3. Change legend title
(g4 <- g3 + xlab(x.lab) + ylab(y.lab) +
   ggtitle(main.title.g.us) +
   labs(colour = "Era"))

4. Change legends.
(g4 <- g3 + 
   xlab(x.lab) + ylab(y.lab) +
   ggtitle(main.title.g.us) +
   labs(colour = "Era") +
   scale_colour_discrete(labels = c("Graunt Era", "US 1993")))

  • Place legends inside the plot
(g5 <- g4 + theme(legend.position = c(0.8, 0.5)))

  • Change x-axis and y-axis tick marks
(g6 <- g5 + scale_x_continuous(breaks = graunt$x) + scale_y_continuous(breaks = graunt$lx.17th))

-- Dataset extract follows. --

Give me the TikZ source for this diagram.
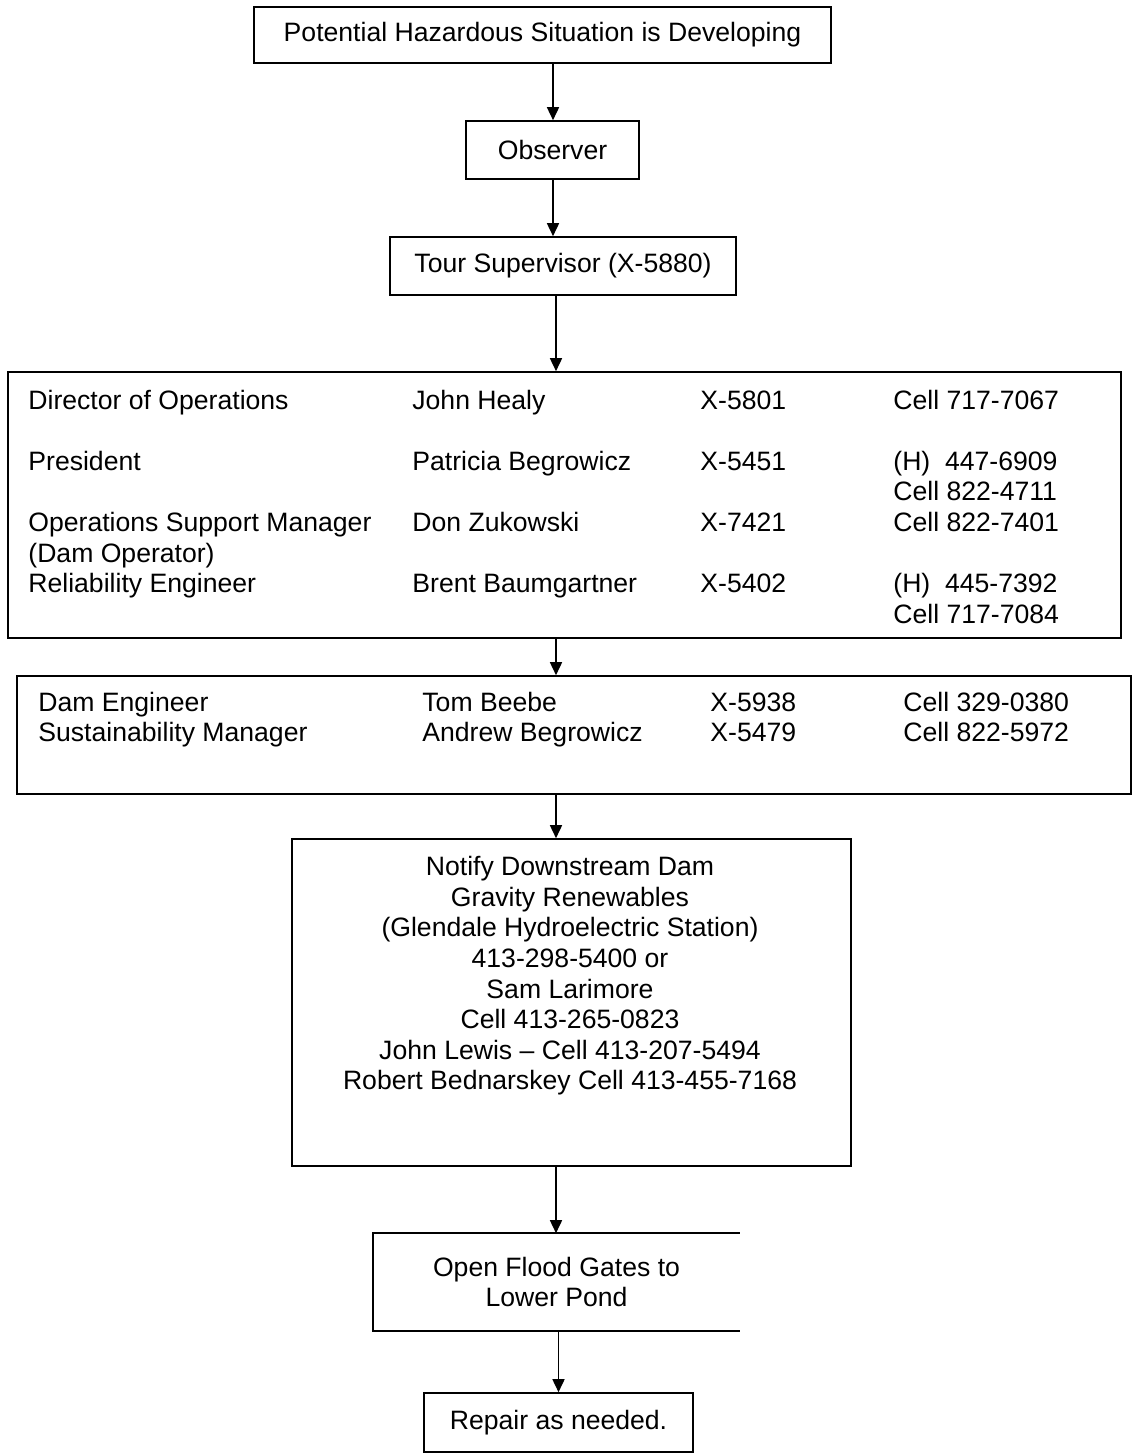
\documentclass[tikz,border=0pt]{standalone}
\usepackage{fontspec}
\setmainfont{Liberation Sans}
\usetikzlibrary{arrows.meta}

\begin{document}
\begin{tikzpicture}[x=0.5pt,y=-0.5pt,
  font=\fontsize{13.3}{15.3}\selectfont,
  box/.style={draw, line width=0.8pt, inner sep=0pt, align=center},
  flow/.style={-{Triangle[length=6.5pt,width=6pt]}, line width=0.8pt},
  entry/.style={anchor=base west, inner sep=0pt}]
\useasboundingbox (0,0) rectangle (1132,1454);

% Call chain boxes
\node[box, minimum width=288.5pt, minimum height=28pt] (hazard) at (542.5,35) {Potential Hazardous Situation is Developing};
\node[box, minimum width=86.5pt, minimum height=29pt] (observer) at (552.5,150) {Observer};
\node[box, minimum width=173pt, minimum height=29pt] (tour) at (563,266) {Tour Supervisor (X-5880)};
\node[box, minimum width=556.5pt, minimum height=133pt] (ops) at (564.5,505) {};
\node[box, minimum width=557pt, minimum height=59pt] (eng) at (574,735) {};
\node[box, minimum width=279.5pt, minimum height=163.5pt] (notify) at (571.5,1002.5) {};
\node[box, draw=none, minimum width=182.5pt, minimum height=48pt] (flood) at (556.5,1282) {Open Flood Gates to\\Lower Pond};
\node[box, minimum width=134.5pt, minimum height=29.5pt] (repair) at (558.5,1422.5) {Repair as needed.};

% Open flood box has no right side
\draw[line width=0.8pt] (flood.north east) -- (flood.north west) -- (flood.south west) -- (flood.south east);

% Operations contacts
\foreach \y/\role/\who/\ext/\cell [count=\r] in {
    409/Director of Operations/John Healy/X-5801/Cell 717-7067,
    470.2/President/Patricia Begrowicz/X-5451/{(H)\ \ 447-6909},
    531.4/Operations Support Manager/Don Zukowski/X-7421/Cell 822-7401,
    592.6/Reliability Engineer/Brent Baumgartner/X-5402/{(H)\ \ 445-7392}} {
    \node[entry] (role\r) at (28,\y) {\role};
    \node[entry] (who\r) at (412,\y) {\who};
    \node[entry] (ext\r) at (700,\y) {\ext};
    \node[entry] (cell\r) at (893,\y) {\cell};
}
\node[entry] (cell2b) at (893,500.8) {Cell 822-4711};
\node[entry] (role3b) at (28,562) {(Dam Operator)};
\node[entry] (cell4b) at (893,623.2) {Cell 717-7084};

% Engineering contacts
\foreach \y/\role/\who/\ext/\cell [count=\r] in {
    711/Dam Engineer/Tom Beebe/X-5938/Cell 329-0380,
    741.6/Sustainability Manager/Andrew Begrowicz/X-5479/Cell 822-5972} {
    \node[entry] (erole\r) at (38,\y) {\role};
    \node[entry] (ewho\r) at (422,\y) {\who};
    \node[entry] (eext\r) at (710,\y) {\ext};
    \node[entry] (ecell\r) at (903,\y) {\cell};
}

% Downstream notice
\node[align=center, anchor=north, inner sep=0pt] (notifytext) at (570,856)
{Notify Downstream Dam\\Gravity Renewables\\(Glendale Hydroelectric Station)\\413-298-5400 or\\Sam Larimore\\Cell 413-265-0823\\John Lewis -- Cell 413-207-5494\\Robert Bednarskey Cell 413-455-7168};

% Arrows
\coordinate (upper) at (553,0);
\coordinate (lower) at (556,0);
\draw[flow] (upper |- hazard.south) -- (upper |- observer.north);
\draw[flow] (upper |- observer.south) -- (upper |- tour.north);
\draw[flow] (lower |- tour.south) -- (lower |- ops.north);
\draw[flow] (lower |- ops.south) -- (lower |- eng.north);
\draw[flow] (lower |- eng.south) -- (lower |- notify.north);
\draw[flow] (lower |- notify.south) -- (lower |- flood.north);
\draw[flow] (repair.north |- flood.south) -- (repair.north);
\end{tikzpicture}
\end{document}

ggsave("../pics/graunt_us_plot.png", g6)
## Saving 6 x 6 in image

Polygon

  • Add information to the plot drawn with polygon()
    1. Start with p4
p4

2. Main title, x-axis and y-axis labels
(p5 <- p4 + 
   xlab(x.lab) + ylab(y.lab) +
   ggtitle(main.title.g.us))

3. "Graunt Era", "US 1993", "Difference of Life Expectancies" at the proper position
(p6 <- p5 + annotate("text", x = c(20, 40, 70), y = c(20, 60, 90), label=c("Graunt Era", "Difference of\nLife Expectancies", "US 1993")))

4. x-axis and y-axis tick marks
(p7 <- p6 + scale_x_continuous(breaks = graunt$x) + scale_y_continuous(breaks = graunt$lx.17th))

ggsave("../pics/graunt_us_poly.png", p7)
## Saving 6 x 6 in image

dump() and source()

  • Check out how to save and retreve. Use source() for retrieval
dump("area.R", file = "area.R")
save.image("graunt_halley_160329.rda")